Cela fait un moment que j’écris pour Bali-Gazette et je tiens à remercier l’équipe du magazine de me donner l’opportunité de partager mes réflexions et mon expérience. Je continue à soutenir LINI, notre ONG locale qui, avec l’aide des villageois locaux, a mis en place plus de 2 500 structures de récifs artificiels pour remplacer le récif endommagé, et sur lesquels les poissons reviennent en nombre significatif ! Notre initiative « Bali Snake Patrol » reçoit tous les jours entre un et cinq messages ou appels émanant de maisons individuelles, d’hôtels et de villas cherchant à identifier et à capturer un serpent. Nous recevons également des demandes et des appels à l’aide lorsque quelqu’un a été mordu par un serpent.
Je suis régulièrement invité à donner des conférences sur les serpents et autres animaux sauvages dans les écoles.
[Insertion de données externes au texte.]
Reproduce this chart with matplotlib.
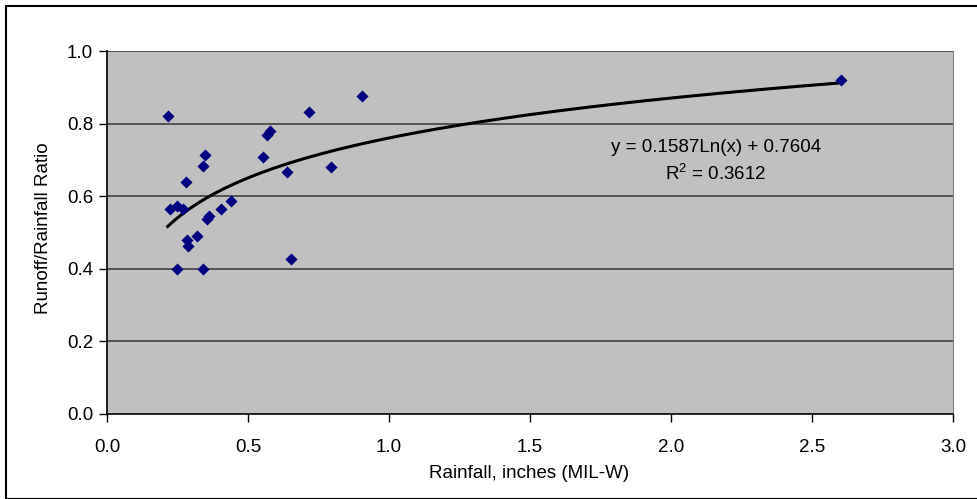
import numpy as np
import matplotlib
matplotlib.use("Agg")
import matplotlib.pyplot as plt
from matplotlib.patches import Rectangle

plt.rcParams['font.family'] = ['Liberation Sans', 'DejaVu Sans']

# rainfall (inches) and runoff/rainfall ratio
rainfall = [0.215, 0.717, 0.577, 0.567, 0.347, 0.340, 0.553, 0.640, 0.794,
            0.281, 0.438, 0.405, 0.363, 0.355, 0.225, 0.249, 0.268, 0.320,
            0.282, 0.287, 0.249, 0.340, 0.652, 0.904, 2.603]
ratio = [0.821, 0.833, 0.779, 0.768, 0.713, 0.683, 0.709, 0.667, 0.681,
         0.639, 0.586, 0.565, 0.545, 0.536, 0.564, 0.573, 0.566, 0.491,
         0.479, 0.464, 0.399, 0.399, 0.428, 0.876, 0.920]

# log trendline coefficients from the chart
slope = 0.1587
intercept = 0.7604
r2 = 0.3612

fs = 13.5

fig = plt.figure(figsize=(9.77, 4.99), dpi=100)
ax = fig.add_axes([107 / 977, 1 - 414 / 499, 846 / 977, 363 / 499])
ax.set_facecolor('#C0C0C0')

# outer chart border
fig.patches.append(Rectangle((6 / 977, 0), 1, 1 - 6 / 499, transform=fig.transFigure,
                             fill=False, edgecolor='black', linewidth=1.5))

for yv in [0.2, 0.4, 0.6, 0.8, 1.0]:
    ax.axhline(yv, color='#404040', linewidth=1.2, zorder=1)

xs = np.linspace(min(rainfall), max(rainfall), 300)
ax.plot(xs, slope * np.log(xs) + intercept, color='black', linewidth=2.2, zorder=2)
ax.scatter(rainfall, ratio, marker='D', s=38, color='#000080', zorder=3, linewidths=0)

ax.text(2.16, 0.735, 'y = %.4fLn(x) + %.4f' % (slope, intercept),
        ha='center', va='center', fontsize=fs)
ax.text(2.16, 0.661, '$\\mathregular{R^2}$ = %.4f' % r2,
        ha='center', va='center', fontsize=fs)

ax.set_xlim(0, 3.0)
ax.set_ylim(0, 1.0)
ax.set_xticks(np.arange(0, 3.01, 0.5))
ax.set_yticks(np.arange(0, 1.01, 0.2))
ax.xaxis.set_major_formatter(matplotlib.ticker.FormatStrFormatter('%.1f'))
ax.yaxis.set_major_formatter(matplotlib.ticker.FormatStrFormatter('%.1f'))
ax.tick_params(direction='out', length=6, width=1, labelsize=fs)
ax.tick_params(axis='x', pad=12)
ax.tick_params(axis='y', pad=4)

for side in ['left', 'bottom']:
    ax.spines[side].set_color('black')
    ax.spines[side].set_linewidth(1.2)
ax.spines['top'].set_visible(False)
ax.spines['right'].set_color('#808080')

ax.set_xlabel('Rainfall, inches (MIL-W)', fontsize=fs)
ax.set_ylabel('Runoff/Rainfall Ratio', fontsize=fs)
ax.xaxis.set_label_coords((529 - 107) / 846, -(465 - 414) / 363)
ax.yaxis.set_label_coords(-(107 - 52) / 846, (414 - 228) / 363)

fig.savefig('out.png', dpi=100)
L’année dernière, j’ai eu le privilège de rencontrer énormément d’enfants, de parents et d’enseignants à Bali. Un grand nombre des personnes qui me contactent prennent le temps d’en apprendre davantage sur la faune locale, afin d’apprendre à accepter, ou du moins tolérer, la visite occasionnelle d’un serpent, d’un lézard (varan/biawak /alu) ou d’une civette de palmier (musang) dans leurs habitations, dont beaucoup donnent directement sur la « jungle » ! Les visiteurs sont encouragés à se renseigner sur la faune locale, à recourir à l’entraide et à prendre des mesures positives si nécessaire, en particulier si un animal n’est pas dangereux et ne constitue pas une menace pour eux, leurs invités ou leurs animaux de compagnie.
En revanche, je rencontre également un nombre croissant de personnes de plus en plus détachées de la nature, de diverses manières. Premièrement, il y a ceux qui s’opposent à la garde des animaux, en déclarant que tous les animaux devraient être « libres » de vivre leur vie naturellement. Ces personnes qui prétendent se battre pour les droits des animaux tenteront de dissuader les gens de garder des animaux et de visiter tous les centres d’animaux captifs, tels que les zoos, les aquariums, les sanctuaires d’éléphants, les centres de sauvetage des tortues ou les marchés aux animaux. En tant qu’ancien gardien de zoo qui a vu certaines des meilleures (et des pires) collections et expositions d’animaux en captivité, je suis le premier à admettre qu’il existe de nombreuses attractions absolument déplorables pour les animaux, qui, je l’espère, seront fermées tôt ou tard. Cependant, refuser aux personnes, et en particulier aux enfants, l’opportunité de voir par eux-mêmes les conditions de vie des animaux en captivité leur retire la possibilité de porter leur propre jugement de valeur sur ce type de structures. Je suis d’accord pour dire que dans toute l’Indonésie, certains animaux, domestiques et sauvages, sont détenus dans des conditions choquantes. Mais je pense qu’il est important que chacun ait la possibilité de suspendre son jugement et de faire directement l’expérience d’animaux en captivité. Il existe de nombreuses structures bien gérées où, bien qu’ils ne soient plus dans leur habitat naturel, les animaux y sont en bonne condition physique et psychologique. À mon avis, certains de ces animaux sont beaucoup mieux en captivité que dans les habitats (souvent détruits) d’où ils ont été prélevés.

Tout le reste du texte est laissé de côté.